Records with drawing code

==*==

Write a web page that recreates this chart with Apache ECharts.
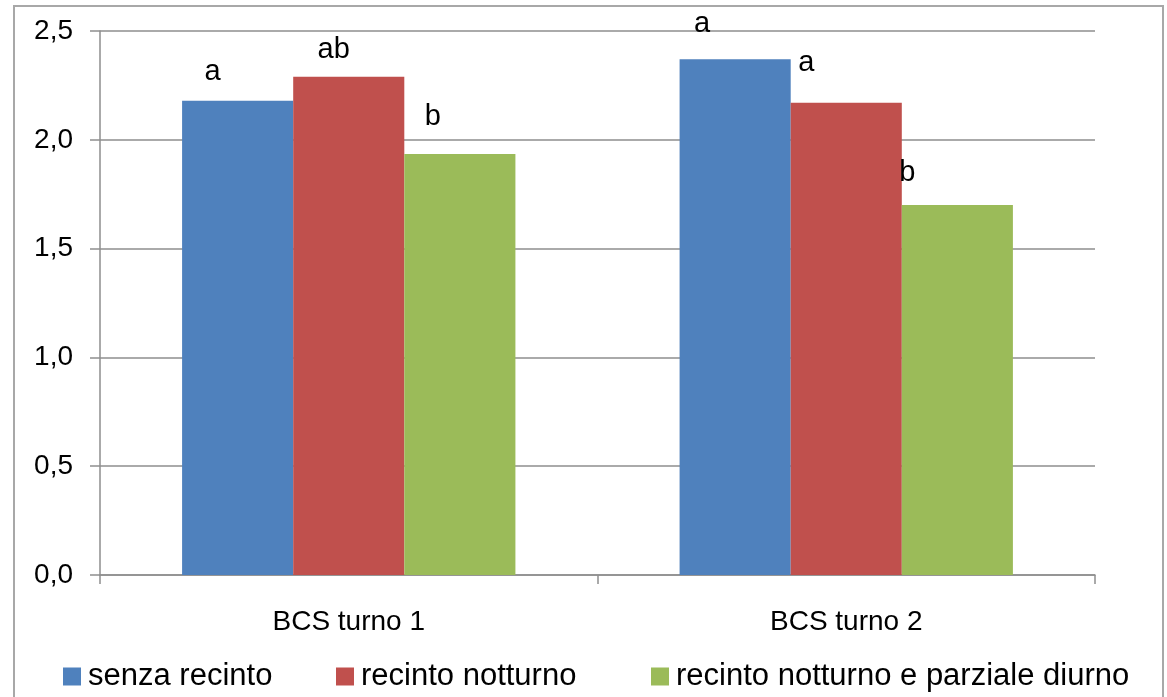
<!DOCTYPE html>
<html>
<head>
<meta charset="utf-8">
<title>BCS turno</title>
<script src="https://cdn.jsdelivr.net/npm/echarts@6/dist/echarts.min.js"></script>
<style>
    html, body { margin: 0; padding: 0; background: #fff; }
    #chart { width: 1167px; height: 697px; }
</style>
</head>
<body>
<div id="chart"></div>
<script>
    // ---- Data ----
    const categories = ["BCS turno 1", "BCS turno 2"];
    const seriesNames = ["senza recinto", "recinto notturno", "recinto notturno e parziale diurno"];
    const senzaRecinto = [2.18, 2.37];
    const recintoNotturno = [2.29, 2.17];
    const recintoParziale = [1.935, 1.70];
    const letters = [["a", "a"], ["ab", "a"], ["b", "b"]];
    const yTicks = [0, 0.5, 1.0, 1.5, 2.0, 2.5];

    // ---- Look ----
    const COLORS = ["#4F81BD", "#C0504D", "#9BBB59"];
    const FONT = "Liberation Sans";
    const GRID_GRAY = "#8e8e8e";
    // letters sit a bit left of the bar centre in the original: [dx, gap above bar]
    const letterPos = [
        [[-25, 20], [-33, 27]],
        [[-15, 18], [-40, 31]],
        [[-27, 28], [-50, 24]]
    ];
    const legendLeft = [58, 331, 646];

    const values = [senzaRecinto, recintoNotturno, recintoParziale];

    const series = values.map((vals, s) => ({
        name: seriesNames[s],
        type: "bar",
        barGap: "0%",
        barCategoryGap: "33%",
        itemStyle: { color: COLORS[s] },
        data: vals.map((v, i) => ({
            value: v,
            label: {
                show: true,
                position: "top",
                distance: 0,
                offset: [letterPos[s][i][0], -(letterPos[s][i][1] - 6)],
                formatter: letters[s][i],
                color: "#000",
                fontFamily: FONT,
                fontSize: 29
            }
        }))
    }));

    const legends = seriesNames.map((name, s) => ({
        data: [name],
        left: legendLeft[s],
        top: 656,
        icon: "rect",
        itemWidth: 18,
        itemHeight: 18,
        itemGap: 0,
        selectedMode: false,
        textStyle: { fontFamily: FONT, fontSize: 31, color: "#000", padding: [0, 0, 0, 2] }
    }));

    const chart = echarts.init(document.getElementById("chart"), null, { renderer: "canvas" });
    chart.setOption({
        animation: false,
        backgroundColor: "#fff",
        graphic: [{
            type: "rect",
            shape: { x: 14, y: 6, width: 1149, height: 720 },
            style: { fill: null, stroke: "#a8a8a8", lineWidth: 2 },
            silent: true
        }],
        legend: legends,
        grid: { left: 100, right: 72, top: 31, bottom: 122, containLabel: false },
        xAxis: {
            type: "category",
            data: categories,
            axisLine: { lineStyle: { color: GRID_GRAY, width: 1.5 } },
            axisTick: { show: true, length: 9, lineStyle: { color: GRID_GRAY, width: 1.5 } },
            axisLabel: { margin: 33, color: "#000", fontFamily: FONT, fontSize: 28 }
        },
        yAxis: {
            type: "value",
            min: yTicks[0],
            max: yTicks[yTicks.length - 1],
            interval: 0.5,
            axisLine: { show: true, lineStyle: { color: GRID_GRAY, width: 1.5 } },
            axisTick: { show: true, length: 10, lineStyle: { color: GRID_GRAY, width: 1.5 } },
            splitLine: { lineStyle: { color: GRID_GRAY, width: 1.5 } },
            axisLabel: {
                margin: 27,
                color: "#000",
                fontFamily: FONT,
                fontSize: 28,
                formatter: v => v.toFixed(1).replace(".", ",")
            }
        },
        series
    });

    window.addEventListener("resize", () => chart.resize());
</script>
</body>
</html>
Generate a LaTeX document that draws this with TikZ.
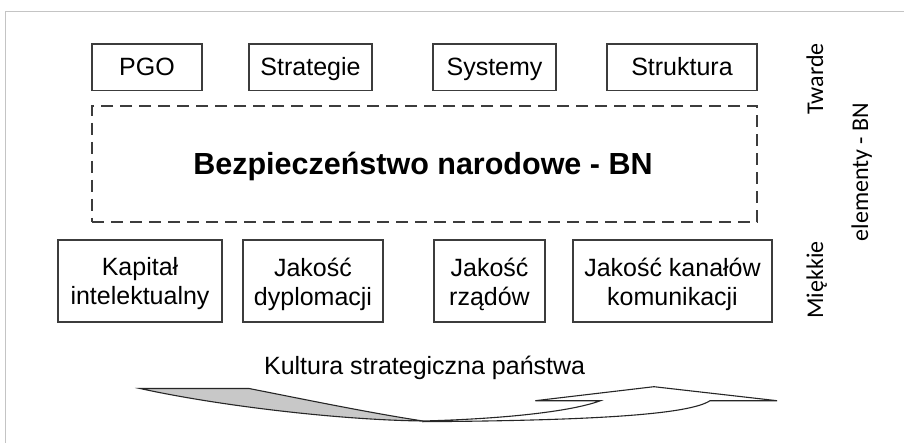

==*==

Exclude the pictures. Write out the remaining data exactly.

→ **OUTPUT FOR THIS EXERCISE**:
Write a web page that recreates this chart with Apache ECharts.
<!DOCTYPE html>
<html>
<head>
<meta charset="utf-8">
<title>BCS turno</title>
<script src="https://cdn.jsdelivr.net/npm/echarts@6/dist/echarts.min.js"></script>
<style>
    html, body { margin: 0; padding: 0; background: #fff; }
    #chart { width: 1167px; height: 697px; }
</style>
</head>
<body>
<div id="chart"></div>
<script>
    // ---- Data ----
    const categories = ["BCS turno 1", "BCS turno 2"];
    const seriesNames = ["senza recinto", "recinto notturno", "recinto notturno e parziale diurno"];
    const senzaRecinto = [2.18, 2.37];
    const recintoNotturno = [2.29, 2.17];
    const recintoParziale = [1.935, 1.70];
    const letters = [["a", "a"], ["ab", "a"], ["b", "b"]];
    const yTicks = [0, 0.5, 1.0, 1.5, 2.0, 2.5];

    // ---- Look ----
    const COLORS = ["#4F81BD", "#C0504D", "#9BBB59"];
    const FONT = "Liberation Sans";
    const GRID_GRAY = "#8e8e8e";
    // letters sit a bit left of the bar centre in the original: [dx, gap above bar]
    const letterPos = [
        [[-25, 20], [-33, 27]],
        [[-15, 18], [-40, 31]],
        [[-27, 28], [-50, 24]]
    ];
    const legendLeft = [58, 331, 646];

    const values = [senzaRecinto, recintoNotturno, recintoParziale];

    const series = values.map((vals, s) => ({
        name: seriesNames[s],
        type: "bar",
        barGap: "0%",
        barCategoryGap: "33%",
        itemStyle: { color: COLORS[s] },
        data: vals.map((v, i) => ({
            value: v,
            label: {
                show: true,
                position: "top",
                distance: 0,
                offset: [letterPos[s][i][0], -(letterPos[s][i][1] - 6)],
                formatter: letters[s][i],
                color: "#000",
                fontFamily: FONT,
                fontSize: 29
            }
        }))
    }));

    const legends = seriesNames.map((name, s) => ({
        data: [name],
        left: legendLeft[s],
        top: 656,
        icon: "rect",
        itemWidth: 18,
        itemHeight: 18,
        itemGap: 0,
        selectedMode: false,
        textStyle: { fontFamily: FONT, fontSize: 31, color: "#000", padding: [0, 0, 0, 2] }
    }));

    const chart = echarts.init(document.getElementById("chart"), null, { renderer: "canvas" });
    chart.setOption({
        animation: false,
        backgroundColor: "#fff",
        graphic: [{
            type: "rect",
            shape: { x: 14, y: 6, width: 1149, height: 720 },
            style: { fill: null, stroke: "#a8a8a8", lineWidth: 2 },
            silent: true
        }],
        legend: legends,
        grid: { left: 100, right: 72, top: 31, bottom: 122, containLabel: false },
        xAxis: {
            type: "category",
            data: categories,
            axisLine: { lineStyle: { color: GRID_GRAY, width: 1.5 } },
            axisTick: { show: true, length: 9, lineStyle: { color: GRID_GRAY, width: 1.5 } },
            axisLabel: { margin: 33, color: "#000", fontFamily: FONT, fontSize: 28 }
        },
        yAxis: {
            type: "value",
            min: yTicks[0],
            max: yTicks[yTicks.length - 1],
            interval: 0.5,
            axisLine: { show: true, lineStyle: { color: GRID_GRAY, width: 1.5 } },
            axisTick: { show: true, length: 10, lineStyle: { color: GRID_GRAY, width: 1.5 } },
            splitLine: { lineStyle: { color: GRID_GRAY, width: 1.5 } },
            axisLabel: {
                margin: 27,
                color: "#000",
                fontFamily: FONT,
                fontSize: 28,
                formatter: v => v.toFixed(1).replace(".", ",")
            }
        },
        series
    });

    window.addEventListener("resize", () => chart.resize());
</script>
</body>
</html>
Generate a LaTeX document that draws this with TikZ.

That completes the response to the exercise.